## Goal
Beginning with the line containing "Rebuild this diagram" and ending with the last line of the records, set down every line exactly.

(Source code of charts)
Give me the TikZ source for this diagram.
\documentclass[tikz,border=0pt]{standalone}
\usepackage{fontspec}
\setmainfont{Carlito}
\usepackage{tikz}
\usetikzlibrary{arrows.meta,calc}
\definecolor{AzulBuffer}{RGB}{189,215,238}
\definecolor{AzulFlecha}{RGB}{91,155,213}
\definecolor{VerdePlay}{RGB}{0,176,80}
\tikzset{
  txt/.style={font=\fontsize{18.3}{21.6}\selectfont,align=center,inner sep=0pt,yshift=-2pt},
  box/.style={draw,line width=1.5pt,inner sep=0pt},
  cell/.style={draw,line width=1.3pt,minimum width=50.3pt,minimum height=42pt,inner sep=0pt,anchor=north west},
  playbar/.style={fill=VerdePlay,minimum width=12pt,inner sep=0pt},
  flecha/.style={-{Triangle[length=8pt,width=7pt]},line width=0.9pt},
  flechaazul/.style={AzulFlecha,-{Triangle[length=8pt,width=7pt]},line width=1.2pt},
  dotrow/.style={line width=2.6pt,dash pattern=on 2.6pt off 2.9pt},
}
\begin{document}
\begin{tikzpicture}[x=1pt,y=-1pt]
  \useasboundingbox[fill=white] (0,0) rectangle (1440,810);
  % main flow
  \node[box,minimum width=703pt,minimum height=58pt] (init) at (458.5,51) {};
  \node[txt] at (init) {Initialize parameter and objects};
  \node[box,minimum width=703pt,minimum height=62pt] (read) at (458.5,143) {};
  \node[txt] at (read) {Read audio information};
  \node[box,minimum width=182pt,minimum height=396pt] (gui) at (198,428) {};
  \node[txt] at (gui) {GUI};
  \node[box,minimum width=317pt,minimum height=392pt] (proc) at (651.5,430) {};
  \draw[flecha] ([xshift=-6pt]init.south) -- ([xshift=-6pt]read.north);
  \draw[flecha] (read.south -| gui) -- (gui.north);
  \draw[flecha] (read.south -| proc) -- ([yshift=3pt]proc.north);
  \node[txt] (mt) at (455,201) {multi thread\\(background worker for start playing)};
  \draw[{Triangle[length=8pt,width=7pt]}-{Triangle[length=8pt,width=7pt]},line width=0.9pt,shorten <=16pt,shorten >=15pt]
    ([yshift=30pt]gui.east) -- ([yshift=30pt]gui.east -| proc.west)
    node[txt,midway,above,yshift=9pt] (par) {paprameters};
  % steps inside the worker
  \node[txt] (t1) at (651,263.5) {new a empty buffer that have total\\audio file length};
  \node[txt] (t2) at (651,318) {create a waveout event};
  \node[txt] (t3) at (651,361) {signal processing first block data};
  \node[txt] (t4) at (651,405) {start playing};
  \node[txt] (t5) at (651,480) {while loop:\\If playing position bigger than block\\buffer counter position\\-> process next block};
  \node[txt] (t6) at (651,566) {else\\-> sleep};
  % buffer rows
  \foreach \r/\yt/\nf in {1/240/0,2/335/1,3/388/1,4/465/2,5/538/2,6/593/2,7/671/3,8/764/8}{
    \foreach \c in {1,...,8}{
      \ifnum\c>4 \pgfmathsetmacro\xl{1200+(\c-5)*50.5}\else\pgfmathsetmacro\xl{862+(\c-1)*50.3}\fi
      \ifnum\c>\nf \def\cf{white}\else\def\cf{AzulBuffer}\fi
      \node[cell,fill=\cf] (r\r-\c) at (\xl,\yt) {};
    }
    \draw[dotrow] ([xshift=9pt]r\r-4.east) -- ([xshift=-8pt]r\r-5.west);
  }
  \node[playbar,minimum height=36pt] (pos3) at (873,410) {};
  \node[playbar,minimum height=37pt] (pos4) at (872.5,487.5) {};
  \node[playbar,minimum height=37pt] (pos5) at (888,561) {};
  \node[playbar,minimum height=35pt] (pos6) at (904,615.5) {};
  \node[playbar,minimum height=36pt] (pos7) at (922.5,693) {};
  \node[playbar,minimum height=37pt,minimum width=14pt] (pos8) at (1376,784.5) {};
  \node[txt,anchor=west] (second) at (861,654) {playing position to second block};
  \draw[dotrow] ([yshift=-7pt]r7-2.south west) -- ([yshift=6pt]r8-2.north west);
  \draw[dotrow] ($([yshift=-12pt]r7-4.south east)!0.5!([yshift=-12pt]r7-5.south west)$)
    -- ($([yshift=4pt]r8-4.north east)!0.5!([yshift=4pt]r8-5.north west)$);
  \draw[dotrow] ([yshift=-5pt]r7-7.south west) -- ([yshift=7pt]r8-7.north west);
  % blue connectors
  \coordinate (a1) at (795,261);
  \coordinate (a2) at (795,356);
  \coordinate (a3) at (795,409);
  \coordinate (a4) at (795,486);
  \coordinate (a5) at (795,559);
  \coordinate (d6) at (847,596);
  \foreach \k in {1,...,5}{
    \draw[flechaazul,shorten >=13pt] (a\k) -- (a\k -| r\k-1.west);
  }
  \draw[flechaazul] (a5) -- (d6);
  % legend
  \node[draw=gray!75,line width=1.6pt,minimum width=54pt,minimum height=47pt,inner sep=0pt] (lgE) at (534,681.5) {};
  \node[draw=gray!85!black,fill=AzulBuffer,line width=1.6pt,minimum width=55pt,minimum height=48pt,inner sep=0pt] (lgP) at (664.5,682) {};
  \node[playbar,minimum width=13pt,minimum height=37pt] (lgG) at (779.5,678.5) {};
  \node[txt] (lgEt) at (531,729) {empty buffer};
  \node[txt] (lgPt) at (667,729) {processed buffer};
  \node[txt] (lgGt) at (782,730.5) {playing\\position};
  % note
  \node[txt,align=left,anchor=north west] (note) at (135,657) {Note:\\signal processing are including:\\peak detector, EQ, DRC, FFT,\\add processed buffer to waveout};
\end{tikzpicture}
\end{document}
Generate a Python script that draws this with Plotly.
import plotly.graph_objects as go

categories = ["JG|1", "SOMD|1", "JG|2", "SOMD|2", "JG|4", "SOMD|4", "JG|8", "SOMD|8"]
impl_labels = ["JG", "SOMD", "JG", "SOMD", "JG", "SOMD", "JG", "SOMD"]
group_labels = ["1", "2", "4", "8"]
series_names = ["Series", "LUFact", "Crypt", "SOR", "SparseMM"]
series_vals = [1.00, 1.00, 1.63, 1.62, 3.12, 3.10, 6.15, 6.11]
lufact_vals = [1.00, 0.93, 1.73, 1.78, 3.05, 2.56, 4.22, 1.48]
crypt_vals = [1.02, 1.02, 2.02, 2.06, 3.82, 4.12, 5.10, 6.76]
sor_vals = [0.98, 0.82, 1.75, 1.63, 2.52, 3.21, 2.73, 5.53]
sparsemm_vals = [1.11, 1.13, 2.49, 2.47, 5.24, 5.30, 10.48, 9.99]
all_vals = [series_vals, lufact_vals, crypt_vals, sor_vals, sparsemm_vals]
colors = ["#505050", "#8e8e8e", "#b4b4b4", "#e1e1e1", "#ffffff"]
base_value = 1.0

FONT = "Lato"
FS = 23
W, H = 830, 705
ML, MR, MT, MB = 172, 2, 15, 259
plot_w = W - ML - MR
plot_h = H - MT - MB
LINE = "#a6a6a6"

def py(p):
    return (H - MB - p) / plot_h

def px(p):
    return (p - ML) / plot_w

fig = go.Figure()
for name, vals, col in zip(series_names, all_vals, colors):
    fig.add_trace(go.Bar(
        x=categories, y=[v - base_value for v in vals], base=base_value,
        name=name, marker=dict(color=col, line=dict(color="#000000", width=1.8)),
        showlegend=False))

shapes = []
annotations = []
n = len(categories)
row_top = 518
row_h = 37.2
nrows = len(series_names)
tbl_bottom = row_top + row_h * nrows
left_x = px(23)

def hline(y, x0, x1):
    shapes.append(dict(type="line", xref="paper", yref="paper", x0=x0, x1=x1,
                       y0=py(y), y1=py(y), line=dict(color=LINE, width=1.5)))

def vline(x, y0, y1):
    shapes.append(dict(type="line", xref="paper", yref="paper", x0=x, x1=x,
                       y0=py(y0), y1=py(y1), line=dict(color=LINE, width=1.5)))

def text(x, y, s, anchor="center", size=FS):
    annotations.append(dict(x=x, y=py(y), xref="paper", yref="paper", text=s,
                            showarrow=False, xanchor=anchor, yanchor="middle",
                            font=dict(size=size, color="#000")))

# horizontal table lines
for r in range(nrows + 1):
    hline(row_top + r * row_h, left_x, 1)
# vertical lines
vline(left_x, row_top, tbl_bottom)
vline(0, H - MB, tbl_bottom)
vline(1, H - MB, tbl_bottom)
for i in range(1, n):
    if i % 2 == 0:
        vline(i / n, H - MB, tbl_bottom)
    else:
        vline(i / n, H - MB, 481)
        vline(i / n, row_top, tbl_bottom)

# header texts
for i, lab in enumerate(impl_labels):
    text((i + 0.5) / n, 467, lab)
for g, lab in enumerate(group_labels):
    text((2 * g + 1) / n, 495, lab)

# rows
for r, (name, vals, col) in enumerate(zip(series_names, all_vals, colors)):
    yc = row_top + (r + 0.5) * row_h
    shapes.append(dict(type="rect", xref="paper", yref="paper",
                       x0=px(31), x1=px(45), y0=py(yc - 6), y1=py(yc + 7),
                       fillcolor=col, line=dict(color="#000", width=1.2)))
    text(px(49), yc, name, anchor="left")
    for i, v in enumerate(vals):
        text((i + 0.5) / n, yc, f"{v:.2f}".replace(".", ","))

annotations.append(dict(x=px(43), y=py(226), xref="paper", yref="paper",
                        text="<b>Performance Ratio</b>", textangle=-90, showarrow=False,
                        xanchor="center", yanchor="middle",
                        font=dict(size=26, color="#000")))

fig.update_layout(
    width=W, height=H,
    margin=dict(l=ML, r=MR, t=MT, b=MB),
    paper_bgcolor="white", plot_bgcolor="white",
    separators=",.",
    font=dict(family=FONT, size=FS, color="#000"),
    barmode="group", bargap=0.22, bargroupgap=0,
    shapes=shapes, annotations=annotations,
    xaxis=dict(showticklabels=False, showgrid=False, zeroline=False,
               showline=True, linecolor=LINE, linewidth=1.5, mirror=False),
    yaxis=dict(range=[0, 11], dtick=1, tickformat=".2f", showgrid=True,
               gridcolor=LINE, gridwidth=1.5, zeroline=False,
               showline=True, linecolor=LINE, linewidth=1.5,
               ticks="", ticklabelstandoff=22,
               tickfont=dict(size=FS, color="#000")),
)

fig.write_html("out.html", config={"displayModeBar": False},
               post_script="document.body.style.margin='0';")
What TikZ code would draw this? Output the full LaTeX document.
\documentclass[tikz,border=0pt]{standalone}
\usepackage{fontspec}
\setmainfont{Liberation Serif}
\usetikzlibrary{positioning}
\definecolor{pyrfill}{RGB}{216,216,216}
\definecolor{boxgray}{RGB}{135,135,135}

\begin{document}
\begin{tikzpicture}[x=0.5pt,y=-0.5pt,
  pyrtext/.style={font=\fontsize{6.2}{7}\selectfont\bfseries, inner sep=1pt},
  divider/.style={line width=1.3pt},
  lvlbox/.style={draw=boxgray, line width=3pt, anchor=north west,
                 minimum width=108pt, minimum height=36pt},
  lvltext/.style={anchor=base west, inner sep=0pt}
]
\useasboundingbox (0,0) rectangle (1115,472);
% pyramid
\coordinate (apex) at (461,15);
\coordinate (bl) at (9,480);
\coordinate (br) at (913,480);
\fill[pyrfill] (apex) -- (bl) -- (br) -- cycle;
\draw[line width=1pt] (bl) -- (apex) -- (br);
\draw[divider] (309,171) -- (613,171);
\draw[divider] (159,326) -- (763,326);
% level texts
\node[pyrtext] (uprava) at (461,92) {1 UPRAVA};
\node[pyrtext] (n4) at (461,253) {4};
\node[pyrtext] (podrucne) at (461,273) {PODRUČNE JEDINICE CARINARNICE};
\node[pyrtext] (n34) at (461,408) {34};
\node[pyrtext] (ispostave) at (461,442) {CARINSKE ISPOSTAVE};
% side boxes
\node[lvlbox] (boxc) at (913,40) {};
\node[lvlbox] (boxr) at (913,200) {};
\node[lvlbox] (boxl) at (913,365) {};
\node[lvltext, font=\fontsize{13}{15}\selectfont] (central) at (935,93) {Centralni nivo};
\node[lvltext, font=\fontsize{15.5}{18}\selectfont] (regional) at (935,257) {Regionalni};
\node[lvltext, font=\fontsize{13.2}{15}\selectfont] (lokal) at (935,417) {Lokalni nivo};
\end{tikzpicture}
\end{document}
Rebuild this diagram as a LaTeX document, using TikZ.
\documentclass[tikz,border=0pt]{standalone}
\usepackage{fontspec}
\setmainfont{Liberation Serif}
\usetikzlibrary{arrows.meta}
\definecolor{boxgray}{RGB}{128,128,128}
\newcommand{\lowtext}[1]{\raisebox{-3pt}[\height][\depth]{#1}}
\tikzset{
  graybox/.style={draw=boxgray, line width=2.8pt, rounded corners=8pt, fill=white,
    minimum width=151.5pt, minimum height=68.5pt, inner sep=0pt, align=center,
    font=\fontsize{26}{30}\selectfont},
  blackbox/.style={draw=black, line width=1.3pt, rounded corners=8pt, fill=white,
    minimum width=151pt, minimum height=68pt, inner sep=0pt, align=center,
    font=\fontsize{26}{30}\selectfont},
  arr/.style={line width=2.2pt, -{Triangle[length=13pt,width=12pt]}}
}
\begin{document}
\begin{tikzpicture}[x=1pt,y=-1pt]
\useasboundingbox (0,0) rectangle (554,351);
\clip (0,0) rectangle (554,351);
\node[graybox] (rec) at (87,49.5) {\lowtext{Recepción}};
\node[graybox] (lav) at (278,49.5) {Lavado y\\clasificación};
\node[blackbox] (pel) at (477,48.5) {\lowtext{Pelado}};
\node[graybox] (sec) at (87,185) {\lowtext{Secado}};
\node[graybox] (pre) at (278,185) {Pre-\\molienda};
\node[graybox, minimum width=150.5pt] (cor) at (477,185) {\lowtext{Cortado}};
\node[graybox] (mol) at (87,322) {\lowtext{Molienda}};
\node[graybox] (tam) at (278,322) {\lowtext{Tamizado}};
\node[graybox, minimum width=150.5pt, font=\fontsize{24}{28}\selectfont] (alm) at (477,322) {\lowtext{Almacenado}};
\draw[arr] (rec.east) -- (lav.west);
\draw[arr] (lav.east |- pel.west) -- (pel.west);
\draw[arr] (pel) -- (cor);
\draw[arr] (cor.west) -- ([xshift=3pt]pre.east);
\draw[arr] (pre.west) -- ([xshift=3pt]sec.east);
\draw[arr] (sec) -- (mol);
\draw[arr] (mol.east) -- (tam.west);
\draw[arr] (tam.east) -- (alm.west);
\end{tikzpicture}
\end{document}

## Answer to this exercise
Rebuild this diagram as a LaTeX document, using TikZ.
\documentclass[tikz,border=0pt]{standalone}
\usepackage{fontspec}
\setmainfont{Liberation Serif}
\usetikzlibrary{arrows.meta}
\definecolor{boxgray}{RGB}{128,128,128}
\newcommand{\lowtext}[1]{\raisebox{-3pt}[\height][\depth]{#1}}
\tikzset{
  graybox/.style={draw=boxgray, line width=2.8pt, rounded corners=8pt, fill=white,
    minimum width=151.5pt, minimum height=68.5pt, inner sep=0pt, align=center,
    font=\fontsize{26}{30}\selectfont},
  blackbox/.style={draw=black, line width=1.3pt, rounded corners=8pt, fill=white,
    minimum width=151pt, minimum height=68pt, inner sep=0pt, align=center,
    font=\fontsize{26}{30}\selectfont},
  arr/.style={line width=2.2pt, -{Triangle[length=13pt,width=12pt]}}
}
\begin{document}
\begin{tikzpicture}[x=1pt,y=-1pt]
\useasboundingbox (0,0) rectangle (554,351);
\clip (0,0) rectangle (554,351);
\node[graybox] (rec) at (87,49.5) {\lowtext{Recepción}};
\node[graybox] (lav) at (278,49.5) {Lavado y\\clasificación};
\node[blackbox] (pel) at (477,48.5) {\lowtext{Pelado}};
\node[graybox] (sec) at (87,185) {\lowtext{Secado}};
\node[graybox] (pre) at (278,185) {Pre-\\molienda};
\node[graybox, minimum width=150.5pt] (cor) at (477,185) {\lowtext{Cortado}};
\node[graybox] (mol) at (87,322) {\lowtext{Molienda}};
\node[graybox] (tam) at (278,322) {\lowtext{Tamizado}};
\node[graybox, minimum width=150.5pt, font=\fontsize{24}{28}\selectfont] (alm) at (477,322) {\lowtext{Almacenado}};
\draw[arr] (rec.east) -- (lav.west);
\draw[arr] (lav.east |- pel.west) -- (pel.west);
\draw[arr] (pel) -- (cor);
\draw[arr] (cor.west) -- ([xshift=3pt]pre.east);
\draw[arr] (pre.west) -- ([xshift=3pt]sec.east);
\draw[arr] (sec) -- (mol);
\draw[arr] (mol.east) -- (tam.west);
\draw[arr] (tam.east) -- (alm.west);
\end{tikzpicture}
\end{document}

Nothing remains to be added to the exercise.